TASK.
Take the lines of the data below from the very first through the line containing "const yTicks = [15, 20, 25];" and output them exactly, pictures excluded.

Stored dataset items
▬▬▬

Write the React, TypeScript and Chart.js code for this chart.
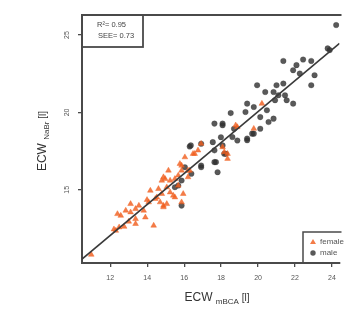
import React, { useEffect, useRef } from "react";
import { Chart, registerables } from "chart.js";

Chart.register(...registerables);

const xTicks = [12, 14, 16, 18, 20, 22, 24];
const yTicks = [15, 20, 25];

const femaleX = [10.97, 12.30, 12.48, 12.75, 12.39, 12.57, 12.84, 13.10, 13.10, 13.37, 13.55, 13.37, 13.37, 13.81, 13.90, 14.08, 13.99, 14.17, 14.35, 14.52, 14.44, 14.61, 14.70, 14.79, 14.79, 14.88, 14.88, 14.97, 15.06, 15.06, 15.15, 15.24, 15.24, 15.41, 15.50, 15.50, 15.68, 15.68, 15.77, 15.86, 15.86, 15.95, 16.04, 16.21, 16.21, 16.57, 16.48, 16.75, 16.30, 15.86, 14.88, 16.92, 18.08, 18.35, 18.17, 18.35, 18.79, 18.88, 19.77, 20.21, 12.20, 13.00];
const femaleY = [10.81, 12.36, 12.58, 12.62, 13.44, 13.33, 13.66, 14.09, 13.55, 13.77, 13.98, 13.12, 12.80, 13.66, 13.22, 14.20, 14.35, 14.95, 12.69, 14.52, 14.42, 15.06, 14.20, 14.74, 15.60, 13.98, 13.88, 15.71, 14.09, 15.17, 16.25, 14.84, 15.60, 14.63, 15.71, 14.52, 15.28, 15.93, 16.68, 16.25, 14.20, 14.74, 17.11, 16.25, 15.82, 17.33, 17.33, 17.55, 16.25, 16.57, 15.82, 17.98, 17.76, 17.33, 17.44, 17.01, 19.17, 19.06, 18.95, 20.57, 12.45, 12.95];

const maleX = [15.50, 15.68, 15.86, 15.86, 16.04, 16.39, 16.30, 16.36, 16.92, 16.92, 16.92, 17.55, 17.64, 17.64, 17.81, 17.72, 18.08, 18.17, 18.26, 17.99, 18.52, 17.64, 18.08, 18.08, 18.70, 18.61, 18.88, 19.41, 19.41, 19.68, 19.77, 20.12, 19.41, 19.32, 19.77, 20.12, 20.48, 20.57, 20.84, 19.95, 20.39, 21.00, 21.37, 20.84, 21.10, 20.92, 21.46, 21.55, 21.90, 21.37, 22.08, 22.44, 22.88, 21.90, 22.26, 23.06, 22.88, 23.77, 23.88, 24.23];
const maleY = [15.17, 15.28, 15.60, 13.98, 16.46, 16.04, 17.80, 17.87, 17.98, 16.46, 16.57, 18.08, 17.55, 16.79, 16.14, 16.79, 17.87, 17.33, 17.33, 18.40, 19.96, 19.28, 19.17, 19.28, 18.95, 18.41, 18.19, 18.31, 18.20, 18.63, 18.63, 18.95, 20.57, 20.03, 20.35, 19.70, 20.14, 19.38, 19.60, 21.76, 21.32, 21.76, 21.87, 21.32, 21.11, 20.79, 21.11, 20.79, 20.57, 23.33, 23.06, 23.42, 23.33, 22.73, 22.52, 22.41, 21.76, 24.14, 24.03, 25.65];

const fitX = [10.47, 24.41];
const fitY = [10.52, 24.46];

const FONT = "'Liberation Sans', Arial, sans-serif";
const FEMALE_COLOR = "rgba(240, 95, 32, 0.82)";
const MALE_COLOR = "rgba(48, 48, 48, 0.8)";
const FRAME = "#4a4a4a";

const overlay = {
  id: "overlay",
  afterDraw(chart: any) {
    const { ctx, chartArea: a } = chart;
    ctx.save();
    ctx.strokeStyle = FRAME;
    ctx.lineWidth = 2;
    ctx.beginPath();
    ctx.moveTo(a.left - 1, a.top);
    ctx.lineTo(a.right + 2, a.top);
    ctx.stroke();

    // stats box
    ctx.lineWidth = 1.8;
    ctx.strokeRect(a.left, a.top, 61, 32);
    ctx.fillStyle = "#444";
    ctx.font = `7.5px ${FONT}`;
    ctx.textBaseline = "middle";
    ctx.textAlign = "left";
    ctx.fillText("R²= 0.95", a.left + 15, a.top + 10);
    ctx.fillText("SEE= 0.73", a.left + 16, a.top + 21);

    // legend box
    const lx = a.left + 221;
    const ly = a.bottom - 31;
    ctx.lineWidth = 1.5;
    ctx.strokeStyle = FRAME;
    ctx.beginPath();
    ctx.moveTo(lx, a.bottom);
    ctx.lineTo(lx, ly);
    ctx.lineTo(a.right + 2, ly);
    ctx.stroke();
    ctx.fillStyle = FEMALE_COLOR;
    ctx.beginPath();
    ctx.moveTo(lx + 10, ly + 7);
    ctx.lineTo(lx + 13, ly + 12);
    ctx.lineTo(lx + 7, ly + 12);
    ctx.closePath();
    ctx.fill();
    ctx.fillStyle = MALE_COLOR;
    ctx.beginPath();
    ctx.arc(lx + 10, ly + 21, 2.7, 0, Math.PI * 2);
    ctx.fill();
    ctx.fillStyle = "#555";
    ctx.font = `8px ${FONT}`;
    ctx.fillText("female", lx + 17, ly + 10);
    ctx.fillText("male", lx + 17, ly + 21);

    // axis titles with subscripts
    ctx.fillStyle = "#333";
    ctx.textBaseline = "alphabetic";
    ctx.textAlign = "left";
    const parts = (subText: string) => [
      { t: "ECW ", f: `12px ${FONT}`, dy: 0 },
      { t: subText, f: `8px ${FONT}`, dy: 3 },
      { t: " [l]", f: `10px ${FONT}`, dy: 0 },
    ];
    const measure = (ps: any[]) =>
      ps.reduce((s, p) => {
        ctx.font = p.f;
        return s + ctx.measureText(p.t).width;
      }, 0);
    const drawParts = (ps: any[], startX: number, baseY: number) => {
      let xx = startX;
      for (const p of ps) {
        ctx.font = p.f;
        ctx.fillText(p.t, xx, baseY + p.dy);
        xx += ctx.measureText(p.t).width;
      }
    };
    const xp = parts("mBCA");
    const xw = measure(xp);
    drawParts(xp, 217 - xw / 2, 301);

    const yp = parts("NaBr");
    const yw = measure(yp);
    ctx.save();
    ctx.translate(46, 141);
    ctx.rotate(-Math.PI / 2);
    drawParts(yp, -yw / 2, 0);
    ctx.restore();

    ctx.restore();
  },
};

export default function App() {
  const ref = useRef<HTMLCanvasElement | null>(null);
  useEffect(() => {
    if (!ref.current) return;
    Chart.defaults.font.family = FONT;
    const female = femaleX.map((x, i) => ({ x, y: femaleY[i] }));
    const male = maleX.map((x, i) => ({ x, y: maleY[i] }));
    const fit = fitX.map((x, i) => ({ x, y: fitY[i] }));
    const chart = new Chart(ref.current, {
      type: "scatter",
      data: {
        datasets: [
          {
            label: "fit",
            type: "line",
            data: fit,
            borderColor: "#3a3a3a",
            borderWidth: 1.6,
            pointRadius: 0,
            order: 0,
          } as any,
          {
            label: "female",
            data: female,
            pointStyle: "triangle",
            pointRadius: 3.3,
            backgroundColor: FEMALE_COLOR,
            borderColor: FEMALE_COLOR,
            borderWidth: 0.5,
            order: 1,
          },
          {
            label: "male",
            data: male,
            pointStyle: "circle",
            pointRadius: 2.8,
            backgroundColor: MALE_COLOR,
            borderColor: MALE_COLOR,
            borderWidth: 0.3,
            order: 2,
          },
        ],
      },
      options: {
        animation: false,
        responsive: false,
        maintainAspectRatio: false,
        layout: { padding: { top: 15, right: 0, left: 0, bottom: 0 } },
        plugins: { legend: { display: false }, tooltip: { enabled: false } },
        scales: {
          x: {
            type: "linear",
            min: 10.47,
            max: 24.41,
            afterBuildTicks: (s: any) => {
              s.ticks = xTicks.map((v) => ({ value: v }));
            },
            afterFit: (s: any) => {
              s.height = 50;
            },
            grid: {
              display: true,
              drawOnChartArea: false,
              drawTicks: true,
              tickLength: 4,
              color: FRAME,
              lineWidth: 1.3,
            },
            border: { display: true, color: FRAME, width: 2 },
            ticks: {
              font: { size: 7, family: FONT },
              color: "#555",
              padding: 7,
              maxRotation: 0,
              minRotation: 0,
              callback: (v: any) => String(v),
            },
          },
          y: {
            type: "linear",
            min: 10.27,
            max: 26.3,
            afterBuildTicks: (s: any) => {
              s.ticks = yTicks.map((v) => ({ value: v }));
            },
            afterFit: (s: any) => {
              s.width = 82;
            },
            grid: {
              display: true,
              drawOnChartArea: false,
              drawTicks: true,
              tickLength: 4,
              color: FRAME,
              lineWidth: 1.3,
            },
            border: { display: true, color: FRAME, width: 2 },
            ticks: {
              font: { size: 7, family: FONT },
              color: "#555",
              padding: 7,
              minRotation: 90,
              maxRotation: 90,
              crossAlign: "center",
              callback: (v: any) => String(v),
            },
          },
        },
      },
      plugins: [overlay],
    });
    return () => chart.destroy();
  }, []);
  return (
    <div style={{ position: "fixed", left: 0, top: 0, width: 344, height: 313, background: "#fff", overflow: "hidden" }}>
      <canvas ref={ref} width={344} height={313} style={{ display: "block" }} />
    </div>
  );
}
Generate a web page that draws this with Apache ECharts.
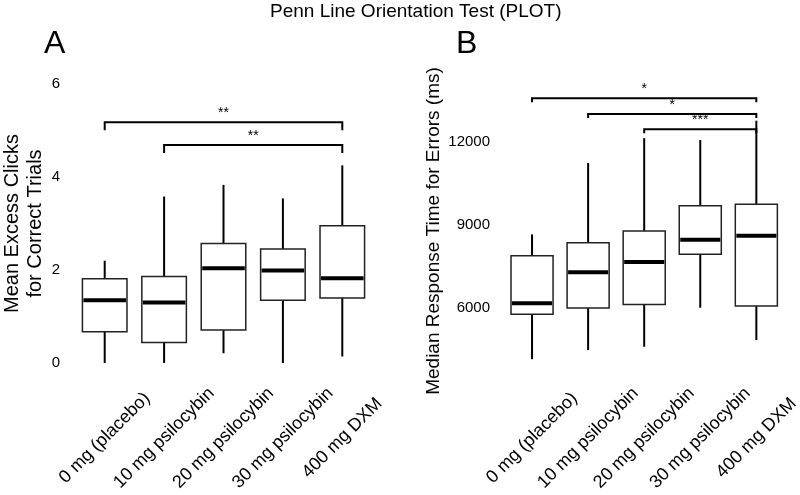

▬▬▬

RESULT OF THIS EXERCISE.
Write the React, TypeScript and Chart.js code for this chart.
import React, { useEffect, useRef } from "react";
import { Chart, registerables } from "chart.js";

Chart.register(...registerables);

const xTicks = [12, 14, 16, 18, 20, 22, 24];
const yTicks = [15, 20, 25];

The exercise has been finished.